Evolution of art since the 1920s

Arches to art: The Mulvane Art Museum is at Washburn's epicenter. The upcoming exhibition, "I Dream a World: Portraits of Black Women Who Changed America," will open this Friday, Feb. 14, on the second floor.

The world of art is intricate and potentially difficult to understand from an outside perspective. It sometimes helps to look to the past in order to better understand the present.

As we enter a new decade, the time is ideal to look back at how our world has changed since the 1920s – specifically in the world of art.

“In terms of major influences in the 1920s, you would have had Europe recovering from World War I in North America,” said Kelly Thor, chair and associate professor of art history. “It shattered a lot of optimism of the earlier part of the century. Although artists, philosophers, musicians, poets and playwrights had been questioning a lot of the social conventions, they are now questioning political systems and religious and social structures.”

Art seems to have always been born out of society questioning something and constantly looking for new ways to push the boundaries. 

“You have something called the Armory Show in 1817 that's largely, critically lambasted,” said Thor. “But then there’s Stieglitz, the one who so-called discovers O’Keeffe and European artists like Cezanne and Picasso. He helped to acquaint the United States with modern works, which is going to be important for why the US takes the lead in art after World War II.”

After these post war movements changed art for the foreseeable future, the industry of art museums took on a new role and gave marginalized artists a platform.
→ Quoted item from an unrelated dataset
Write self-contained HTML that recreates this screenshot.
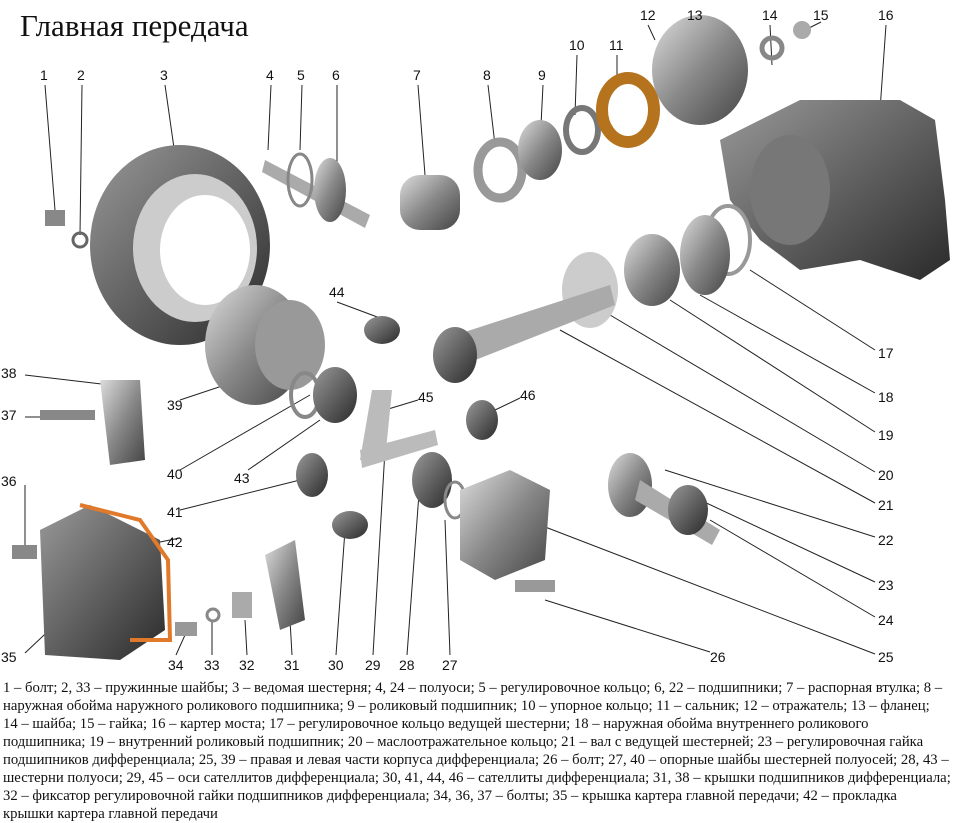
<!DOCTYPE html>
<html><head><meta charset="utf-8"><style>
body{margin:0;width:960px;height:823px;background:#fff;position:relative;overflow:hidden;font-family:"Liberation Serif",serif}
.t{position:absolute;left:20px;top:8px;font-size:31px;color:#111}
.cap{position:absolute;left:3px;top:679px;font-size:14.7px;line-height:18px;white-space:nowrap;color:#111}
svg{position:absolute;left:0;top:0}
svg text{font-family:"Liberation Sans",sans-serif;font-size:14px;fill:#111}
</style></head><body>
<div class="t">Главная передача</div>
<svg width="960" height="680">
<defs>
<linearGradient id="g" x1="0" y1="0" x2="1" y2="1"><stop offset="0" stop-color="#ddd"/><stop offset=".5" stop-color="#888"/><stop offset="1" stop-color="#444"/></linearGradient>
<linearGradient id="d" x1="0" y1="0" x2="1" y2="1"><stop offset="0" stop-color="#999"/><stop offset="1" stop-color="#2a2a2a"/></linearGradient>
</defs>
<g stroke="#222" stroke-width="1" fill="none">
<path d="M45 85 L55 210 M82 85 L80 235 M165 85 L175 155 M271 85 L268 150 M302 85 L300 150 M337 85 L337 170 M418 85 L425 175 M488 85 L495 145 M543 85 L540 145 M577 55 L575 115 M617 55 L617 85 M648 25 L655 40 M695 25 L705 45 M770 25 L772 65 M821 22 L805 30 M886 25 L880 110 M875 350 L750 270 M875 393 L700 295 M875 432 L670 300 M875 472 L610 315 M875 503 L560 330 M875 537 L665 470 M875 582 L700 500 M875 617 L710 520 M875 654 L540 525 M710 652 L545 600 M450 655 L445 520 M407 655 L420 480 M373 655 L385 450 M336 655 L345 530 M292 655 L290 620 M247 655 L245 620 M212 655 L212 622 M176 655 L185 635 M25 653 L60 620 M25 485 L25 545 M25 417 L45 417 M25 375 L110 385 M180 400 L240 380 M180 470 L310 395 M180 510 L300 480 M180 538 L145 545 M248 470 L320 420 M337 302 L380 318 M418 400 L385 410 M520 398 L495 410"/>
</g>
<ellipse cx="180" cy="245" rx="90" ry="100" fill="url(#d)"/>
<ellipse cx="195" cy="248" rx="62" ry="74" fill="#ccc"/>
<ellipse cx="205" cy="250" rx="45" ry="55" fill="#fff"/>
<rect x="45" y="210" width="20" height="16" fill="#888"/><ellipse cx="80" cy="240" rx="7" ry="7" fill="none" stroke="#666" stroke-width="3"/>
<ellipse cx="255" cy="345" rx="50" ry="60" fill="url(#g)"/>
<ellipse cx="290" cy="345" rx="35" ry="45" fill="#999"/>
<path d="M265 160 L370 215 L365 228 L262 172Z" fill="#aaa"/>
<ellipse cx="330" cy="190" rx="16" ry="32" fill="url(#g)"/><ellipse cx="300" cy="180" rx="12" ry="26" fill="none" stroke="#888" stroke-width="3"/>
<rect x="400" y="175" width="60" height="55" rx="20" fill="url(#g)"/>
<ellipse cx="500" cy="170" rx="22" ry="28" fill="none" stroke="#999" stroke-width="9"/>
<ellipse cx="540" cy="150" rx="22" ry="30" fill="url(#g)"/>
<ellipse cx="582" cy="130" rx="16" ry="22" fill="none" stroke="#777" stroke-width="6"/>
<ellipse cx="628" cy="110" rx="26" ry="32" fill="none" stroke="#b5731e" stroke-width="12"/>
<ellipse cx="700" cy="70" rx="48" ry="55" fill="url(#g)"/>
<circle cx="772" cy="48" r="10" fill="none" stroke="#888" stroke-width="5"/>
<circle cx="802" cy="30" r="9" fill="#aaa"/>
<path d="M720 140 L800 100 L900 100 L935 120 L945 200 L950 260 L920 280 L860 260 L800 270 L760 240 L730 200Z" fill="url(#d)"/>
<ellipse cx="790" cy="190" rx="40" ry="55" fill="#777"/>
<ellipse cx="728" cy="240" rx="22" ry="34" fill="none" stroke="#999" stroke-width="4"/>
<ellipse cx="705" cy="255" rx="25" ry="40" fill="url(#g)"/>
<ellipse cx="652" cy="270" rx="28" ry="36" fill="url(#g)"/>
<ellipse cx="590" cy="290" rx="28" ry="38" fill="#ccc"/>
<path d="M440 340 L610 285 L615 305 L450 370Z" fill="#aaa"/>
<ellipse cx="455" cy="355" rx="22" ry="28" fill="url(#d)"/>
<ellipse cx="382" cy="330" rx="18" ry="14" fill="url(#d)"/>
<ellipse cx="482" cy="420" rx="16" ry="20" fill="url(#d)"/>
<path d="M100 380 L140 380 L145 460 L110 465Z" fill="url(#g)"/><rect x="40" y="410" width="55" height="10" fill="#888"/>
<ellipse cx="305" cy="395" rx="14" ry="22" fill="none" stroke="#888" stroke-width="4"/>
<ellipse cx="335" cy="395" rx="22" ry="28" fill="url(#d)"/>
<path d="M372 390 L392 390 L385 460 L360 460Z" fill="#bbb"/><path d="M360 450 L435 430 L438 445 L362 468Z" fill="#bbb"/>
<ellipse cx="312" cy="475" rx="16" ry="22" fill="url(#d)"/>
<path d="M40 530 L90 505 L160 540 L165 630 L120 660 L45 655Z" fill="url(#d)"/>
<path d="M80 505 L140 520 L168 560 L170 640 L130 640" fill="none" stroke="#e07a2a" stroke-width="4"/>
<rect x="12" y="545" width="25" height="14" fill="#888"/>
<rect x="175" y="622" width="22" height="14" fill="#999"/><circle cx="213" cy="615" r="6" fill="none" stroke="#888" stroke-width="3"/>
<rect x="232" y="592" width="20" height="26" fill="#aaa"/>
<path d="M265 555 L295 540 L305 620 L280 630Z" fill="url(#g)"/>
<ellipse cx="350" cy="525" rx="18" ry="14" fill="url(#d)"/>
<ellipse cx="432" cy="480" rx="20" ry="28" fill="url(#d)"/>
<ellipse cx="455" cy="500" rx="10" ry="18" fill="none" stroke="#888" stroke-width="3"/>
<path d="M460 490 L510 470 L550 490 L545 560 L495 580 L460 560Z" fill="url(#g)"/>
<rect x="515" y="580" width="40" height="12" fill="#999"/>
<ellipse cx="630" cy="485" rx="22" ry="32" fill="url(#g)"/>
<path d="M640 480 L720 530 L712 545 L635 500Z" fill="#aaa"/>
<ellipse cx="688" cy="510" rx="20" ry="25" fill="url(#d)"/>
<g>
<text x="40" y="80">1</text><text x="77" y="80">2</text><text x="160" y="80">3</text><text x="266" y="80">4</text><text x="297" y="80">5</text><text x="332" y="80">6</text><text x="413" y="80">7</text><text x="483" y="80">8</text><text x="538" y="80">9</text><text x="569" y="50">10</text><text x="609" y="50">11</text><text x="640" y="20">12</text><text x="687" y="20">13</text><text x="762" y="20">14</text><text x="813" y="20">15</text><text x="878" y="20">16</text>
<text x="878" y="358">17</text><text x="878" y="402">18</text><text x="878" y="440">19</text><text x="878" y="480">20</text><text x="878" y="510">21</text><text x="878" y="545">22</text><text x="878" y="590">23</text><text x="878" y="625">24</text><text x="878" y="662">25</text><text x="710" y="662">26</text>
<text x="442" y="670">27</text><text x="399" y="670">28</text><text x="365" y="670">29</text><text x="328" y="670">30</text><text x="284" y="670">31</text><text x="239" y="670">32</text><text x="204" y="670">33</text><text x="168" y="670">34</text><text x="1" y="662">35</text><text x="1" y="486">36</text><text x="1" y="420">37</text><text x="1" y="378">38</text>
<text x="167" y="410">39</text><text x="167" y="479">40</text><text x="167" y="517">41</text><text x="167" y="547">42</text><text x="234" y="483">43</text><text x="329" y="297">44</text><text x="418" y="402">45</text><text x="520" y="400">46</text>
</g>
</svg>
<div class="cap">1 – болт; 2, 33 – пружинные шайбы; 3 – ведомая шестерня; 4, 24 – полуоси; 5 – регулировочное кольцо; 6, 22 – подшипники; 7 – распорная втулка; 8 –<br>наружная обойма наружного роликового подшипника; 9 – роликовый подшипник; 10 – упорное кольцо; 11 – сальник; 12 – отражатель; 13 – фланец;<br>14 – шайба; 15 – гайка; 16 – картер моста; 17 – регулировочное кольцо ведущей шестерни; 18 – наружная обойма внутреннего роликового<br>подшипника; 19 – внутренний роликовый подшипник; 20 – маслоотражательное кольцо; 21 – вал с ведущей шестерней; 23 – регулировочная гайка<br>подшипников дифференциала; 25, 39 – правая и левая части корпуса дифференциала; 26 – болт; 27, 40 – опорные шайбы шестерней полуосей; 28, 43 –<br>шестерни полуоси; 29, 45 – оси сателлитов дифференциала; 30, 41, 44, 46 – сателлиты дифференциала; 31, 38 – крышки подшипников дифференциала;<br>32 – фиксатор регулировочной гайки подшипников дифференциала; 34, 36, 37 – болты; 35 – крышка картера главной передачи; 42 – прокладка<br>крышки картера главной передачи</div>
</body></html>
“Museum professionals figured it out. Museum goers and appreciators figured it out, that there was space that needs to be filled,” said Brett Beatty, assistant director of operations and programs at the Mulvane Art Museum. “The museum has kind of evolved with society to try and fill that space.”

While museums and studios have moved forward into thinking about art in its many different mediums, the art market continues to be dominated by several outside factors including fashion trends, interior design and collectors.

“The same biases of 1920s still persist to some degree,” said Thor. “If you go to any museum today, you're still going to find lots more paintings and sculptures than you are photography, let alone film or video or ephemeral installations. What people tend to buy and collect tends to be objects that are more traditional.”

The Mulvane Art Museum has worked to keep diverse art in its collection – providing a platform to several artists in different mediums.

“We try to give a voice to artists, to cultures and to figures in history,” said Beatty. “We try to bring that to contemporary culture in a relevant way. Museums have become not just places to go see cool stuff, but they have become small cultural meccas where you can engage with art or philosophy or opinions of people that you don't necessarily run into every day.”

Moving into 2020, art is becoming more inclusive and representative of many cultures, voices and ideas. For artists who are seeking ways to find their voice, Thor offers a piece of advice.

“When you weigh into an issue, don't do it blindly,” said Thor. “Do it having done your homework and having thought through the issue from multiple perspectives. Then honor the fact that you get to weigh in now. This is your voice, your perspective, what do you want your audience to take away from this?”